Port shifts meeting time to 5 p.m.

EVERETT — Port of Everett officials finished a two-day retreat Wednesday with some major decisions on when to hold meetings, whether to expand their board and how to re-evaluate the fate of the historic Collins Building.

On the meeting front, the commission decided to shift its meeting to 5 p.m. instead of 9 a.m. to make them more convenient for the public and to themselves.

“We wanted to provide more access for people,” said Commissioner Troy McClelland. He also noted that the three commissioners have day jobs and would rather meet at night.

The commission will hold its March 2 meeting at 5 p.m. at the port building at Bond Street as a special meeting in which it will pass a resolution officially changing the meeting time.

McClelland noted the meetings were a campaign issue for himself and for Mark Wolken. Both won election to the port commission last fall.

Another campaign issue was whether to expand the commission to five members. The previous commission had voted against putting the issue on the ballot. Wolken, McCelland and Commission Chairman Michael Hoffmann agreed they wanted more advice from the public.

The three agreed to hold one public meeting in Everett at 6:30 p.m. April 15 at the port’s waterfront conference center and another at the same time at a location to be determined in Mukilteo. The issues include whether to keep the status quo or to expand to five members, whether the additional members should have their own districts or be elected at-large and whether to reduce the terms from six years to four.

“It’s an issue that has been discussed a lot in the community,” Wolken said. “We want to solicit the public’s opinions and get some ideas from (other port districts) that have made these changes.”

The commissioners, also agreed to revisit a decision to raze the Collins Building, using three different approaches.

McClelland, an engineer, wants to re-examine the previous engineering studies to determine what’s feasible to rehabilitate the former casket company building and what it doing so would cost.

“I’d like to look at what we are assuming and what are we trying to accomplish,” he said.

Wolken wants to establish a large panel of members of other community groups and nonprofit agencies to examine the interest in saving the building and in raising money to do the job.

“I want to see if there’s the will and a way to get to that point,” he said.
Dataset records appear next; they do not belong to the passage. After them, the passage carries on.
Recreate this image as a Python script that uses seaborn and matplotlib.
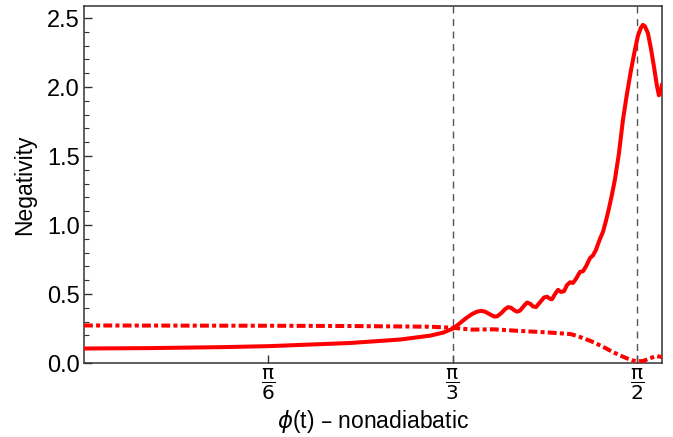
import numpy as np
import pandas as pd
import matplotlib
matplotlib.use("Agg")
import matplotlib.pyplot as plt
import seaborn as sns

# Negativity along the nonadiabatic path, solid series
phi_solid = [0.0, 0.189, 0.3927, 0.5236, 0.756, 0.898, 0.983, 1.020, 1.0486,
             1.0685, 1.0855, 1.1025, 1.1167, 1.1281, 1.1394, 1.1536, 1.1650,
             1.1735, 1.1848, 1.1962, 1.2047, 1.2132, 1.2217, 1.2302, 1.2387,
             1.2501, 1.2586, 1.2671, 1.2756, 1.2841, 1.2955, 1.3069, 1.3154,
             1.3239, 1.3296, 1.3381, 1.3466, 1.3551, 1.3636, 1.3722, 1.3806,
             1.3892, 1.3977, 1.4090, 1.4176, 1.4261, 1.4374, 1.4459, 1.4544,
             1.4658, 1.4743, 1.4828, 1.4913, 1.4998, 1.5083, 1.5197, 1.5310,
             1.5424, 1.5538, 1.5651, 1.5736, 1.5821, 1.5878, 1.5935, 1.6020,
             1.6105, 1.6190, 1.6275, 1.6332, 1.6389, 1.642]
neg_solid = [0.105, 0.108, 0.115, 0.122, 0.145, 0.170, 0.198, 0.220, 0.250,
             0.290, 0.325, 0.355, 0.372, 0.378, 0.372, 0.352, 0.337,
             0.338, 0.360, 0.390, 0.405, 0.400, 0.383, 0.372, 0.380,
             0.415, 0.438, 0.430, 0.410, 0.405, 0.440, 0.475, 0.480,
             0.465, 0.462, 0.500, 0.530, 0.515, 0.520, 0.565, 0.585,
             0.580, 0.610, 0.660, 0.665, 0.700, 0.760, 0.780, 0.820,
             0.900, 0.950, 1.030, 1.120, 1.220, 1.330, 1.520, 1.760,
             1.950, 2.120, 2.270, 2.370, 2.430, 2.450, 2.440, 2.390,
             2.280, 2.150, 2.010, 1.940, 1.960, 2.020]

# Negativity, dash-dotted series
phi_dash = [0.0, 0.5236, 0.756, 0.983, 1.049, 1.100, 1.165, 1.227, 1.315,
            1.381, 1.400, 1.418, 1.437, 1.456, 1.480, 1.502, 1.522, 1.541,
            1.557, 1.570, 1.588, 1.608, 1.627, 1.642]
neg_dash = [0.272, 0.270, 0.268, 0.263, 0.255, 0.242, 0.244, 0.234, 0.222,
            0.210, 0.197, 0.180, 0.162, 0.140, 0.110, 0.080, 0.056, 0.035,
            0.020, 0.012, 0.014, 0.035, 0.050, 0.043]

# Reference angles marked on the axis
tick_pos = [np.pi / 6, np.pi / 3, np.pi / 2]
tick_lab = [r"$\dfrac{\mathrm{\pi}}{6}$", r"$\dfrac{\mathrm{\pi}}{3}$",
            r"$\dfrac{\mathrm{\pi}}{2}$"]
vlines = [np.pi / 3, np.pi / 2]

sns.set_theme(style="ticks")
plt.rcParams["font.family"] = ["Liberation Sans", "DejaVu Sans"]
plt.rcParams["mathtext.fontset"] = "dejavusans"
plt.rcParams["text.color"] = "black"
plt.rcParams["axes.labelcolor"] = "black"
plt.rcParams["xtick.color"] = "black"
plt.rcParams["ytick.color"] = "black"

fig = plt.figure(figsize=(6.73, 4.37), dpi=100)
ax = fig.add_axes([84 / 673, 74 / 437, 578 / 673, 357 / 437])

df_s = pd.DataFrame({"phi": phi_solid, "neg": neg_solid})
df_d = pd.DataFrame({"phi": phi_dash, "neg": neg_dash})

for xv in vlines:
    ax.axvline(xv, color="#555555", lw=1.0, ls=(0, (5, 4)), zorder=1)

sns.lineplot(data=df_d, x="phi", y="neg", ax=ax, color="#ff0000", lw=2.9,
             estimator=None, sort=False, ls=(0, (2.2, 0.8, 1.0, 0.8)), zorder=3)
sns.lineplot(data=df_s, x="phi", y="neg", ax=ax, color="#ff0000", lw=2.9,
             estimator=None, sort=False, zorder=4, solid_capstyle="round",
             solid_joinstyle="round")

ax.set_xlim(0, 1.642)
ax.set_ylim(0, 2.587)
ax.set_xticks(tick_pos, labels=tick_lab, fontsize=14.5)
ax.set_yticks([0.0, 0.5, 1.0, 1.5, 2.0, 2.5],
              labels=["0.0", "0.5", "1.0", "1.5", "2.0", "2.5"], fontsize=17)
ax.set_yticks(np.arange(0, 2.55, 0.1), minor=True)

ax.tick_params(axis="both", which="major", direction="in", length=6,
               width=1.0, color="#333333", top=False, right=False)
ax.tick_params(axis="y", which="minor", direction="in", length=3.5,
               width=0.8, color="#333333", right=False)
ax.tick_params(axis="x", which="major", pad=3)
ax.tick_params(axis="y", which="major", pad=3)

for sp in ax.spines.values():
    sp.set_visible(True)
    sp.set_color("#333333")
    sp.set_linewidth(1.1)

ax.set_xlabel(r"$\phi$(t) – nonadiabatic", fontsize=16.5, labelpad=4)
ax.set_ylabel("Negativity", fontsize=16.5, labelpad=8)

fig.savefig("out.png", dpi=100)
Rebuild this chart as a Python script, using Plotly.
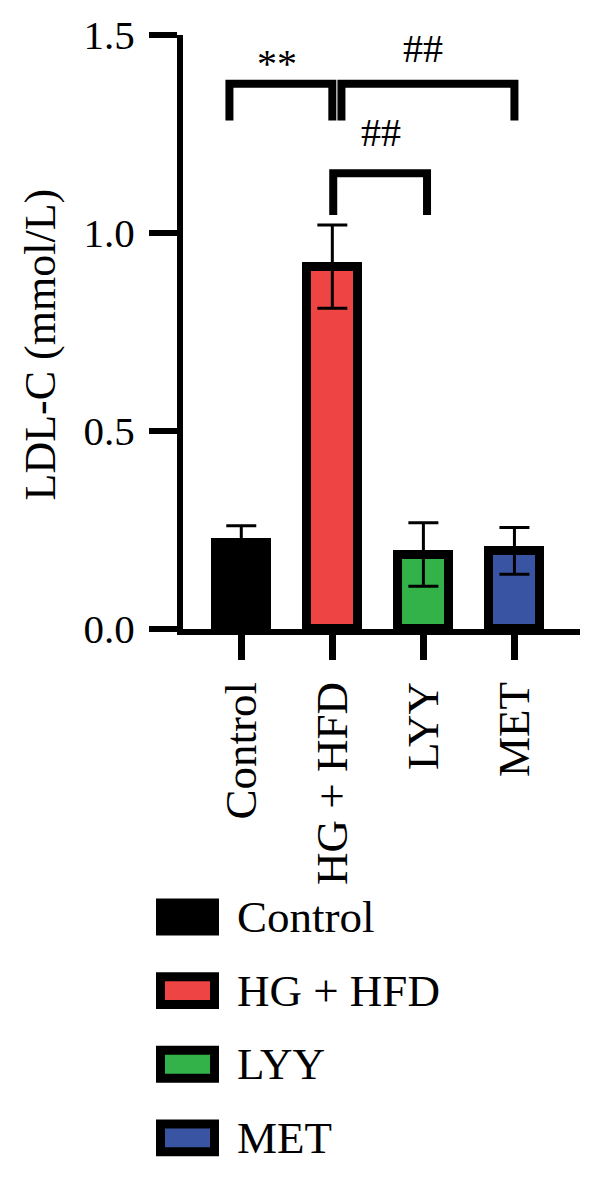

Hoffmann wants to use a technique called a decision matrix to look at a variety of ideas and issues and use them to help forge a decision.

“I want to use that matrix to evaluate and weigh those parameters to see what’s the most important,” he said.

The commission is hoping to address the three evaluations simultaneously and to put them together on June 5 to try to come to a decision.

Exactly what would be done with the historic building on the Everett waterfront has yet to be decided, but architect Michael Sullivan has suggested it be a public market on the first floor, a museum on the second and offices on the third.